- _Task objective_
Return the material word for word. Do not include pictures.

- _Provided material_
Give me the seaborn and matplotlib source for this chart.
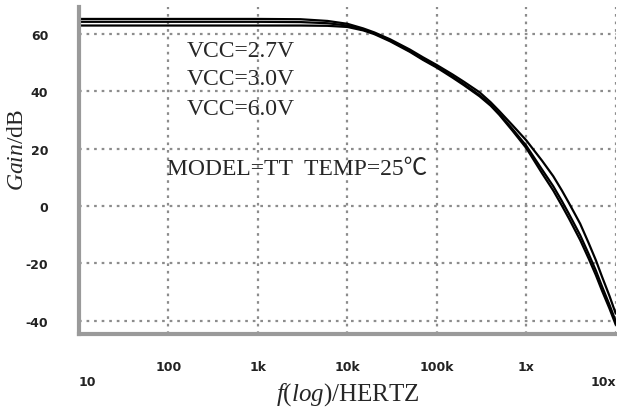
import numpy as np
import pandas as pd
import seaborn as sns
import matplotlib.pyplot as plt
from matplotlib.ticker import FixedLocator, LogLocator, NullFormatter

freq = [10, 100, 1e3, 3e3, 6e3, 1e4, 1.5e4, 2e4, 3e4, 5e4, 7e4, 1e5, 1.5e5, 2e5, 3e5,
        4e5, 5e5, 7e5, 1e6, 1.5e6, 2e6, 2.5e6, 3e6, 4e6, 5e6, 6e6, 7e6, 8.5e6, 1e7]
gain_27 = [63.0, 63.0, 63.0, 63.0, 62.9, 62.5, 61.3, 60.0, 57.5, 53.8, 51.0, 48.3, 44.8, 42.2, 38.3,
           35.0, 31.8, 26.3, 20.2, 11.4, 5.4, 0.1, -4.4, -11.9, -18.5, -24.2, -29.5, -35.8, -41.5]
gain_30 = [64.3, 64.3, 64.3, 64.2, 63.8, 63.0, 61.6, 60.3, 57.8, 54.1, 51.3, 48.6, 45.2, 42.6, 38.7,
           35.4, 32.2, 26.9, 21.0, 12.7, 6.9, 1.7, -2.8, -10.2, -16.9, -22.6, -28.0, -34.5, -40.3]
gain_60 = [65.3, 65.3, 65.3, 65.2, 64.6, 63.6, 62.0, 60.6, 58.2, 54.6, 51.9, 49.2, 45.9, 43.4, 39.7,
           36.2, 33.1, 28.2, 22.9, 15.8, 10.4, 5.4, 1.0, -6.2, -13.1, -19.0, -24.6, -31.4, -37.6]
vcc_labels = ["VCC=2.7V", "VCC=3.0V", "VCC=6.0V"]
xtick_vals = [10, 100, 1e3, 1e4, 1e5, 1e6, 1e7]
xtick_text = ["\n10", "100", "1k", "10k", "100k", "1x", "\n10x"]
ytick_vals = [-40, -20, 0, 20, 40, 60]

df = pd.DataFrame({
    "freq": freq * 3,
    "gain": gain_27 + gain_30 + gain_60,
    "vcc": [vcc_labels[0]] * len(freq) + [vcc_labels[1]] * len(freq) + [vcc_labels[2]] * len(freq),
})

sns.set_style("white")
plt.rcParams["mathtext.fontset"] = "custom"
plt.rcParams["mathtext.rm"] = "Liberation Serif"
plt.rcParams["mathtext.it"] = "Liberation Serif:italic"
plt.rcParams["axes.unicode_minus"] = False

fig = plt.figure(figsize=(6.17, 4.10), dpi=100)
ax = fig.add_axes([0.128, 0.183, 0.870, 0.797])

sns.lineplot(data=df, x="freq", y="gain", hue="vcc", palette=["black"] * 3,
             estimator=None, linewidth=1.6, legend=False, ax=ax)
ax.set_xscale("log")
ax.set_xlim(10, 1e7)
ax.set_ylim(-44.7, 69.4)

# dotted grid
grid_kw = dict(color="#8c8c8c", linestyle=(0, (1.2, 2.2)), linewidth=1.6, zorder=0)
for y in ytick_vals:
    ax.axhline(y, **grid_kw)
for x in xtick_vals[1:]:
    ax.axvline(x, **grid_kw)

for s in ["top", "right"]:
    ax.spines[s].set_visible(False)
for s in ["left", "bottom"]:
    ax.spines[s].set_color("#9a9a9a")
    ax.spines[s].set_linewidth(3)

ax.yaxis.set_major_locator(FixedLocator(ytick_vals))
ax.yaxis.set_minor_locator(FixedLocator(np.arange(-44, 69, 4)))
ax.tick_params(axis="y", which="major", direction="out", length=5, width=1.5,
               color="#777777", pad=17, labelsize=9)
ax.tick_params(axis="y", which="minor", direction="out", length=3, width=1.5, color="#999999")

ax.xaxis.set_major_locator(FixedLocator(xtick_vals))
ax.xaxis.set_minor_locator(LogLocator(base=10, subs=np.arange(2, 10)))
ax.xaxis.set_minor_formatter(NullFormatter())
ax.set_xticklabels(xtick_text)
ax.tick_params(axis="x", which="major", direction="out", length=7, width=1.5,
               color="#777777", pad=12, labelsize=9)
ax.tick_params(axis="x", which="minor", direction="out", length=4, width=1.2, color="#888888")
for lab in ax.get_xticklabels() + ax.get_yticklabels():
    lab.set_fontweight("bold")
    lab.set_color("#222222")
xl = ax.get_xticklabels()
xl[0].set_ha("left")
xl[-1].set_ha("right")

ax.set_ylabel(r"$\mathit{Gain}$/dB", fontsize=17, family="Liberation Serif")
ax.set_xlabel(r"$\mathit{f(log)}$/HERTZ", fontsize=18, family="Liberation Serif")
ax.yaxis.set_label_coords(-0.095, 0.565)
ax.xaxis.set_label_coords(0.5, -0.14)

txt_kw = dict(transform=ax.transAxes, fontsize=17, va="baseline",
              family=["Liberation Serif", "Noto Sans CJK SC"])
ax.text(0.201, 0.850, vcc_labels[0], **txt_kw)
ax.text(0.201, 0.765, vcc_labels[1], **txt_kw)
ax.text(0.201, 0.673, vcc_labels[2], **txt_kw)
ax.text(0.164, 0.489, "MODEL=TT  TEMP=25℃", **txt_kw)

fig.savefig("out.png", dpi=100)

- _Output below_
Give me the seaborn and matplotlib source for this chart.
import numpy as np
import pandas as pd
import seaborn as sns
import matplotlib.pyplot as plt
from matplotlib.ticker import FixedLocator, LogLocator, NullFormatter

freq = [10, 100, 1e3, 3e3, 6e3, 1e4, 1.5e4, 2e4, 3e4, 5e4, 7e4, 1e5, 1.5e5, 2e5, 3e5,
        4e5, 5e5, 7e5, 1e6, 1.5e6, 2e6, 2.5e6, 3e6, 4e6, 5e6, 6e6, 7e6, 8.5e6, 1e7]
gain_27 = [63.0, 63.0, 63.0, 63.0, 62.9, 62.5, 61.3, 60.0, 57.5, 53.8, 51.0, 48.3, 44.8, 42.2, 38.3,
           35.0, 31.8, 26.3, 20.2, 11.4, 5.4, 0.1, -4.4, -11.9, -18.5, -24.2, -29.5, -35.8, -41.5]
gain_30 = [64.3, 64.3, 64.3, 64.2, 63.8, 63.0, 61.6, 60.3, 57.8, 54.1, 51.3, 48.6, 45.2, 42.6, 38.7,
           35.4, 32.2, 26.9, 21.0, 12.7, 6.9, 1.7, -2.8, -10.2, -16.9, -22.6, -28.0, -34.5, -40.3]
gain_60 = [65.3, 65.3, 65.3, 65.2, 64.6, 63.6, 62.0, 60.6, 58.2, 54.6, 51.9, 49.2, 45.9, 43.4, 39.7,
           36.2, 33.1, 28.2, 22.9, 15.8, 10.4, 5.4, 1.0, -6.2, -13.1, -19.0, -24.6, -31.4, -37.6]
vcc_labels = ["VCC=2.7V", "VCC=3.0V", "VCC=6.0V"]
xtick_vals = [10, 100, 1e3, 1e4, 1e5, 1e6, 1e7]
xtick_text = ["\n10", "100", "1k", "10k", "100k", "1x", "\n10x"]
ytick_vals = [-40, -20, 0, 20, 40, 60]

df = pd.DataFrame({
    "freq": freq * 3,
    "gain": gain_27 + gain_30 + gain_60,
    "vcc": [vcc_labels[0]] * len(freq) + [vcc_labels[1]] * len(freq) + [vcc_labels[2]] * len(freq),
})

sns.set_style("white")
plt.rcParams["mathtext.fontset"] = "custom"
plt.rcParams["mathtext.rm"] = "Liberation Serif"
plt.rcParams["mathtext.it"] = "Liberation Serif:italic"
plt.rcParams["axes.unicode_minus"] = False

fig = plt.figure(figsize=(6.17, 4.10), dpi=100)
ax = fig.add_axes([0.128, 0.183, 0.870, 0.797])

sns.lineplot(data=df, x="freq", y="gain", hue="vcc", palette=["black"] * 3,
             estimator=None, linewidth=1.6, legend=False, ax=ax)
ax.set_xscale("log")
ax.set_xlim(10, 1e7)
ax.set_ylim(-44.7, 69.4)

# dotted grid
grid_kw = dict(color="#8c8c8c", linestyle=(0, (1.2, 2.2)), linewidth=1.6, zorder=0)
for y in ytick_vals:
    ax.axhline(y, **grid_kw)
for x in xtick_vals[1:]:
    ax.axvline(x, **grid_kw)

for s in ["top", "right"]:
    ax.spines[s].set_visible(False)
for s in ["left", "bottom"]:
    ax.spines[s].set_color("#9a9a9a")
    ax.spines[s].set_linewidth(3)

ax.yaxis.set_major_locator(FixedLocator(ytick_vals))
ax.yaxis.set_minor_locator(FixedLocator(np.arange(-44, 69, 4)))
ax.tick_params(axis="y", which="major", direction="out", length=5, width=1.5,
               color="#777777", pad=17, labelsize=9)
ax.tick_params(axis="y", which="minor", direction="out", length=3, width=1.5, color="#999999")

ax.xaxis.set_major_locator(FixedLocator(xtick_vals))
ax.xaxis.set_minor_locator(LogLocator(base=10, subs=np.arange(2, 10)))
ax.xaxis.set_minor_formatter(NullFormatter())
ax.set_xticklabels(xtick_text)
ax.tick_params(axis="x", which="major", direction="out", length=7, width=1.5,
               color="#777777", pad=12, labelsize=9)
ax.tick_params(axis="x", which="minor", direction="out", length=4, width=1.2, color="#888888")
for lab in ax.get_xticklabels() + ax.get_yticklabels():
    lab.set_fontweight("bold")
    lab.set_color("#222222")
xl = ax.get_xticklabels()
xl[0].set_ha("left")
xl[-1].set_ha("right")

ax.set_ylabel(r"$\mathit{Gain}$/dB", fontsize=17, family="Liberation Serif")
ax.set_xlabel(r"$\mathit{f(log)}$/HERTZ", fontsize=18, family="Liberation Serif")
ax.yaxis.set_label_coords(-0.095, 0.565)
ax.xaxis.set_label_coords(0.5, -0.14)

txt_kw = dict(transform=ax.transAxes, fontsize=17, va="baseline",
              family=["Liberation Serif", "Noto Sans CJK SC"])
ax.text(0.201, 0.850, vcc_labels[0], **txt_kw)
ax.text(0.201, 0.765, vcc_labels[1], **txt_kw)
ax.text(0.201, 0.673, vcc_labels[2], **txt_kw)
ax.text(0.164, 0.489, "MODEL=TT  TEMP=25℃", **txt_kw)

fig.savefig("out.png", dpi=100)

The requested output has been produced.